DATASET EXTRACT:
────────
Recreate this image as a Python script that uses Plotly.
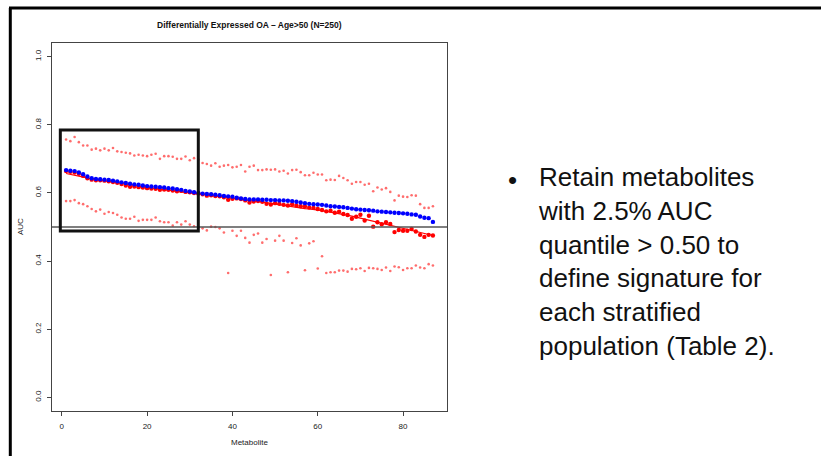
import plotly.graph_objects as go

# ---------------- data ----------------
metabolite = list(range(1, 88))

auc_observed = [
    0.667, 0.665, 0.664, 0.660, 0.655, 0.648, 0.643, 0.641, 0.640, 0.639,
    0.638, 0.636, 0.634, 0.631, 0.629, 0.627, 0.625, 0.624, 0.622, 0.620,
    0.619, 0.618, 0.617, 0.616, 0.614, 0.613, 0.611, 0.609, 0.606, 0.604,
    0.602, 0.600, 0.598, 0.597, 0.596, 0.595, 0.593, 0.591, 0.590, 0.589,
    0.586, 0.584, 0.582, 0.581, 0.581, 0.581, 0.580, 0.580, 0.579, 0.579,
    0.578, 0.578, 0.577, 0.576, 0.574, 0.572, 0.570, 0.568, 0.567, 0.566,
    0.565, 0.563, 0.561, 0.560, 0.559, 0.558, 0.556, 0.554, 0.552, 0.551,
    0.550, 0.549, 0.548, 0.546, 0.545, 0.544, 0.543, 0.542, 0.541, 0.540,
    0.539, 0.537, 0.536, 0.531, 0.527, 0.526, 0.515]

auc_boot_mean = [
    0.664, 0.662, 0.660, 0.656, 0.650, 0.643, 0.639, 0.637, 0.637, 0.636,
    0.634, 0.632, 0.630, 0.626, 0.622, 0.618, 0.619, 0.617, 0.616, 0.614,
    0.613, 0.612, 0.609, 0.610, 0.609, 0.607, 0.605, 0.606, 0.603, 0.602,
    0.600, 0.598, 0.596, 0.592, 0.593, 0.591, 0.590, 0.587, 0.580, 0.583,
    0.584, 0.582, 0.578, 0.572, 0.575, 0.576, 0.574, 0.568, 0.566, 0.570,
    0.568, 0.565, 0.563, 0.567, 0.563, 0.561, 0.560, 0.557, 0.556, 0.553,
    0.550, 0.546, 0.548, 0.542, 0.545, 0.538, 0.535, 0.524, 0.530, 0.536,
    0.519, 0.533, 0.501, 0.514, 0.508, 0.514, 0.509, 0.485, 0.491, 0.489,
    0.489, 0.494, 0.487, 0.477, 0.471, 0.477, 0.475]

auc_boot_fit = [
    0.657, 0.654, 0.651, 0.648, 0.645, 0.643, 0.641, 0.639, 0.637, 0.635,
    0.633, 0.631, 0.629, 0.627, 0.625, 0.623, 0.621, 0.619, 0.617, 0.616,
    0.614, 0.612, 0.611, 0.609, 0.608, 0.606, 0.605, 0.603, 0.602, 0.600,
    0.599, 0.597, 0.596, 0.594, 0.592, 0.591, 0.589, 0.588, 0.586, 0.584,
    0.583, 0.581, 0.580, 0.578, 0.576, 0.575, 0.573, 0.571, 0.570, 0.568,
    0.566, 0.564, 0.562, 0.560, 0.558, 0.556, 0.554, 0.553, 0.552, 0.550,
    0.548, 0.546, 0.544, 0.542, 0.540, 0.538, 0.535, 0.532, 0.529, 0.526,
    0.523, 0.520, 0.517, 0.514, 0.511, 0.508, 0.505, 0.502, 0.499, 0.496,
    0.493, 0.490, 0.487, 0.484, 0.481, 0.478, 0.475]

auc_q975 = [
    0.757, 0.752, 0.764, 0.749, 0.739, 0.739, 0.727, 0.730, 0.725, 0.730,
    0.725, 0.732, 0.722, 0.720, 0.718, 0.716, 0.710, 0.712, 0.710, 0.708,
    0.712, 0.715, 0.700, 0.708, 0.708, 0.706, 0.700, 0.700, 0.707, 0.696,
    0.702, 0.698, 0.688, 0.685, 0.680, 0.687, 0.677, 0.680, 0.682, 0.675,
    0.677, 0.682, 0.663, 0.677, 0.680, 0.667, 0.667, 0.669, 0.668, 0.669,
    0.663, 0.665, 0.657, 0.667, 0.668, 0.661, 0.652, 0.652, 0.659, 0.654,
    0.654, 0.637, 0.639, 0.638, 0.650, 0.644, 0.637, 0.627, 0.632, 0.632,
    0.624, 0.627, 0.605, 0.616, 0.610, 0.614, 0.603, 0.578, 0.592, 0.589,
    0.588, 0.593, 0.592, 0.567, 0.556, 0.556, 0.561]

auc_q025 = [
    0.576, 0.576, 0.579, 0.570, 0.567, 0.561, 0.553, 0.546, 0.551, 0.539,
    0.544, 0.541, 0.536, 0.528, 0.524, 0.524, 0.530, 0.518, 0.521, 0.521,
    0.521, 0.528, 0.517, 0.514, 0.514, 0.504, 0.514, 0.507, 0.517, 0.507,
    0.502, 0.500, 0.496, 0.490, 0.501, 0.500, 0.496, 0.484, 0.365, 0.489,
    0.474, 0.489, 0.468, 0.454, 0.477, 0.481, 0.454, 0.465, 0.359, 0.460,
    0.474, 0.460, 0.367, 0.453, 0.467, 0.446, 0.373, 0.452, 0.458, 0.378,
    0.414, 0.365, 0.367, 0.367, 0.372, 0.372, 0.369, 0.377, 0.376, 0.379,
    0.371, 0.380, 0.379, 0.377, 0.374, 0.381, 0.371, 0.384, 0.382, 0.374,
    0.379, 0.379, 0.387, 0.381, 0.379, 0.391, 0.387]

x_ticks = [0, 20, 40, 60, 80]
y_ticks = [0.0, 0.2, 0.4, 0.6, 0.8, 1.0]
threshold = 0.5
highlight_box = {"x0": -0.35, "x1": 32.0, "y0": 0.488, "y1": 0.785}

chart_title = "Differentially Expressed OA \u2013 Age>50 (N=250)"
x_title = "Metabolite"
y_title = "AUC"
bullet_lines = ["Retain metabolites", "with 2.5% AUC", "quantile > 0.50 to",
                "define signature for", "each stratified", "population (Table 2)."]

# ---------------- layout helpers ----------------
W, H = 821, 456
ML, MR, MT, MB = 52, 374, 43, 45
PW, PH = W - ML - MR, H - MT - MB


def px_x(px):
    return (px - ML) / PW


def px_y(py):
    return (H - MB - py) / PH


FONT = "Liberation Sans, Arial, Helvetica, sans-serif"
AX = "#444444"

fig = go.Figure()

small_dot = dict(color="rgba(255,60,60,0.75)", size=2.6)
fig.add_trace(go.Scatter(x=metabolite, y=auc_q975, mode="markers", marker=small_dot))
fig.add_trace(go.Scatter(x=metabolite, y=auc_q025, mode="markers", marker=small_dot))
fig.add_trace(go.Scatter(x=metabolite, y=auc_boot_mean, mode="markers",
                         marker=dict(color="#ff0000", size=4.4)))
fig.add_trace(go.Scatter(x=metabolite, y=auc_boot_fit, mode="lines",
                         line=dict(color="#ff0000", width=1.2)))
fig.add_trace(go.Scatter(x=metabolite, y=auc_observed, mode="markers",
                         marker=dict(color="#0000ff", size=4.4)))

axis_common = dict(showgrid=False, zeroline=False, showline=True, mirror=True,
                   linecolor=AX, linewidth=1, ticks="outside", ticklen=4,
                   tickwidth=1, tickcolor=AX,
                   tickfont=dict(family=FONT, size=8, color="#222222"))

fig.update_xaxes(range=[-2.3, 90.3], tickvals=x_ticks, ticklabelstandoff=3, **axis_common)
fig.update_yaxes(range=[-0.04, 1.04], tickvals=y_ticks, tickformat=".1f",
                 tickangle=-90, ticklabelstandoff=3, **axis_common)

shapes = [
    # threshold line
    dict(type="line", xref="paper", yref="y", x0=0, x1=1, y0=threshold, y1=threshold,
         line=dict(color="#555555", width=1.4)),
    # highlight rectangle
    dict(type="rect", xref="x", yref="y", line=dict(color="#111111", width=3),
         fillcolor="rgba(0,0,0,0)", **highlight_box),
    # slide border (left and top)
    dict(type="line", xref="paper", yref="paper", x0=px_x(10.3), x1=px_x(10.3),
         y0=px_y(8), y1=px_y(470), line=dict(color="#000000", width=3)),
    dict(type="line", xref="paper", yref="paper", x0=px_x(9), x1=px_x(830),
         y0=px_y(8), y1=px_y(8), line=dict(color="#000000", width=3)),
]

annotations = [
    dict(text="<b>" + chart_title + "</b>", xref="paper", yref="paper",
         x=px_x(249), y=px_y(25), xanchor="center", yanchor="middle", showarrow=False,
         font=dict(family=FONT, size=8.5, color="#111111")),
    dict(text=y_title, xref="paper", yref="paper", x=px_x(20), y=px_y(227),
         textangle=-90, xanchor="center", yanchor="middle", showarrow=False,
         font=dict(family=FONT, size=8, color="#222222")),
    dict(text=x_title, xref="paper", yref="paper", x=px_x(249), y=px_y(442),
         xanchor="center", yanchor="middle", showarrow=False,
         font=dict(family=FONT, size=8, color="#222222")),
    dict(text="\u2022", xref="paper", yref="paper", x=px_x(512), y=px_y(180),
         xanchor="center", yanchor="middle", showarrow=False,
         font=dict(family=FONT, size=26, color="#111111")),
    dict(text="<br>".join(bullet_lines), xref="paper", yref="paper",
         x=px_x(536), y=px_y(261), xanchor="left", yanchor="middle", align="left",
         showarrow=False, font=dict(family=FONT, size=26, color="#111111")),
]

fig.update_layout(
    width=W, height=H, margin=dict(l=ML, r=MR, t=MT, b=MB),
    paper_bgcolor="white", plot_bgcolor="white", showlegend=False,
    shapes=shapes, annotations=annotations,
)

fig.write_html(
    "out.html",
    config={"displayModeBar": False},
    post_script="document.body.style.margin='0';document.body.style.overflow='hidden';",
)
────────
YOUR GOAL: Write out again exactly the lines from the start of the data above through the line containing "metabolite = list(range(1, 88))", inclusive, excluding any pictures.

EXERCISE OUTPUT:
Recreate this image as a Python script that uses Plotly.
import plotly.graph_objects as go

# ---------------- data ----------------
metabolite = list(range(1, 88))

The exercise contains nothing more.